4 of 118 comments (clear)

  1. Who drew that pic? by neonprimetime · · Score: 5, Funny

    Did you see the pic in that article?
    Look closely and you'll see a well drawn Astronaut!
    I wonder if his kid took part in writing this article? :-P

  2. Re:I remember this idea from years ago by romu105 · · Score: 5, Informative

    The principle that was actually at work in the window-paddle was not, in fact, the conversion of the photons' momenta into kinetic energy of the paddle, which is the principle behind solar sails, but the black side of the paddle would absorb the photon, increase in temperature and warm the air just above the black surface. The air would then expand, causing the paddle to rotate.

  3. Re:I remember this idea from years ago by Otter · · Score: 5, Informative

    I had been taught that the greater kinetic energy on the black side caused the rotation.
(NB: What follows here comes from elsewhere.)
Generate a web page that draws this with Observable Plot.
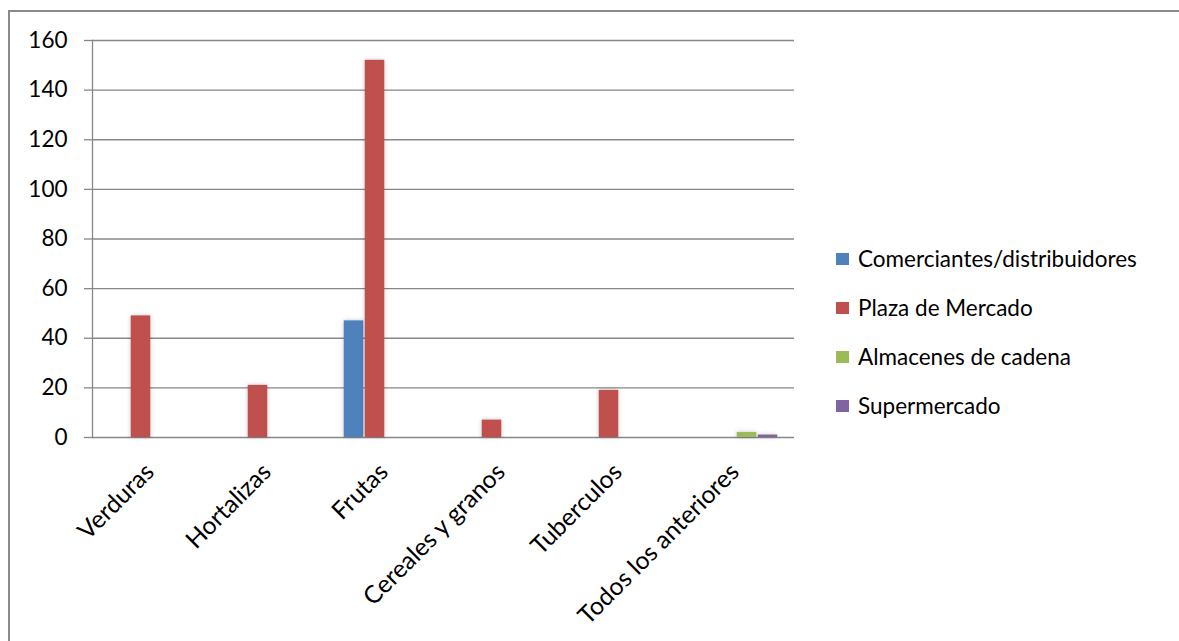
<!DOCTYPE html>
<html>
<head>
<meta charset="utf-8">
<script src="https://cdn.jsdelivr.net/npm/d3@7"></script>
<script src="https://cdn.jsdelivr.net/npm/@observablehq/plot@0.6"></script>
<style>
  body { margin: 0; background: #fff; }
  #wrap { position: relative; width: 1179px; height: 641px; overflow: hidden;
          font-family: Lato, "Open Sans", sans-serif; }
  #border { position: absolute; left: 8px; top: 10px; width: 1400px; height: 900px;
            border: 2px solid #8a8a8a; box-sizing: border-box; }
  #chart { position: absolute; left: 0; top: 0; }
  #chart g[aria-label="bar"] rect { filter: drop-shadow(0 0 2px rgba(0,0,0,0.22)); }
  #legend { position: absolute; left: 836px; top: 234px; }
  .item { display: flex; align-items: center; height: 49px; font-size: 22.5px; color: #000; }
  .swatch { width: 13px; height: 12px; margin-right: 9px; }
</style>
</head>
<body>
<div id="wrap">
  <div id="border"></div>
  <div id="chart"></div>
  <div id="legend"></div>
</div>
<script>
// Food categories and where households buy them
const categories = ["Verduras", "Hortalizas", "Frutas", "Cereales y granos", "Tuberculos", "Todos los anteriores"];
const series = ["Comerciantes/distribuidores", "Plaza de Mercado", "Almacenes de cadena", "Supermercado"];
const colors = ["#4F81BD", "#C0504D", "#9BBB59", "#8064A2"];

// One value per category, per purchase place
const comerciantes = [0, 0, 47, 0, 0, 0];
const plaza = [49, 21, 152, 7, 19, 0];
const almacenes = [0, 0, 0, 0, 0, 2];
const supermercado = [0, 0, 0, 0, 0, 1];

const yTicks = [0, 20, 40, 60, 80, 100, 120, 140, 160];

const seriesValues = [comerciantes, plaza, almacenes, supermercado];
const rows = categories.flatMap((c, i) =>
  series.map((s, j) => ({category: c, series: s, value: seriesValues[j][i]}))
).filter(d => d.value > 0);

const gridColor = "#878787";
const fontSize = 22.5;
const categoryFontSize = 24.6;

const chart = Plot.plot({
  width: 1179,
  height: 641,
  marginLeft: 92,
  marginRight: 385,
  marginTop: 40,
  marginBottom: 204,
  style: {fontFamily: "Lato, 'Open Sans', sans-serif", fontSize: fontSize + "px", color: "#000", background: "transparent"},
  fx: {domain: categories, padding: 0, axis: null},
  x: {domain: series, paddingInner: 0, paddingOuter: 0.72, axis: null},
  y: {domain: [0, 160], axis: null},
  color: {domain: series, range: colors},
  marks: [
    Plot.gridY(yTicks, {stroke: gridColor, strokeOpacity: 1, strokeWidth: 1.3}),
    Plot.axisY(yTicks, {tickSize: 8, tickPadding: 17, stroke: gridColor, strokeWidth: 1.3,
                        fill: "#000", fontSize: fontSize, label: null}),
    Plot.frame({anchor: "left", facetAnchor: "left", stroke: gridColor, strokeWidth: 1.3}),
    Plot.barY(rows, {fx: "category", x: "series", y: "value", fill: "series",
                     insetLeft: 0.75, insetRight: 0.75}),
    Plot.text(categories, {fx: d => d, text: d => d, frameAnchor: "bottom", rotate: -45,
                           textAnchor: "end", dx: 4.5, dy: 36, fontSize: categoryFontSize, fill: "#000"})
  ]
});
document.getElementById("chart").appendChild(chart);

// Legend: one row per purchase place
const legend = document.getElementById("legend");
series.forEach((s, i) => {
  const item = document.createElement("div");
  item.className = "item";
  const sw = document.createElement("span");
  sw.className = "swatch";
  sw.style.background = colors[i];
  const label = document.createElement("span");
  label.textContent = s;
  item.append(sw, label);
  legend.appendChild(item);
});
</script>
</body>
</html>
I decided to break with local tradition and do some research before calling you an idiot and a Microsoft spy -- apparently we're both wrong.

  4. Re:Cosmos 1 by Rei · · Score: 5, Informative

    The real problem isn't that they went with the Russians, but that they went "bargain shopping". There's a reason why they got such a cheap ride (cheaper than the Russians normally offer with Proton or Soyuz): the Volna wasn't designed as a satellite launch vehicle. The USSR wants to get rid of its old ICBMs, and so undertook a program to convert them to satellite launch vehicles.

    Soviet ICBM maintenance has been way underfunded (as previously mentioned, they don't want most of them), and so when you modify a poorly maintained launch vehicle, well... it's not too surprising if it fails. More simply, if you launch on any vehicle that doesn't have a very extensive flight record for the type of task that you want to use it for, you're taking a big risk.

    --
    You can't change that... by gettin' all... bendy.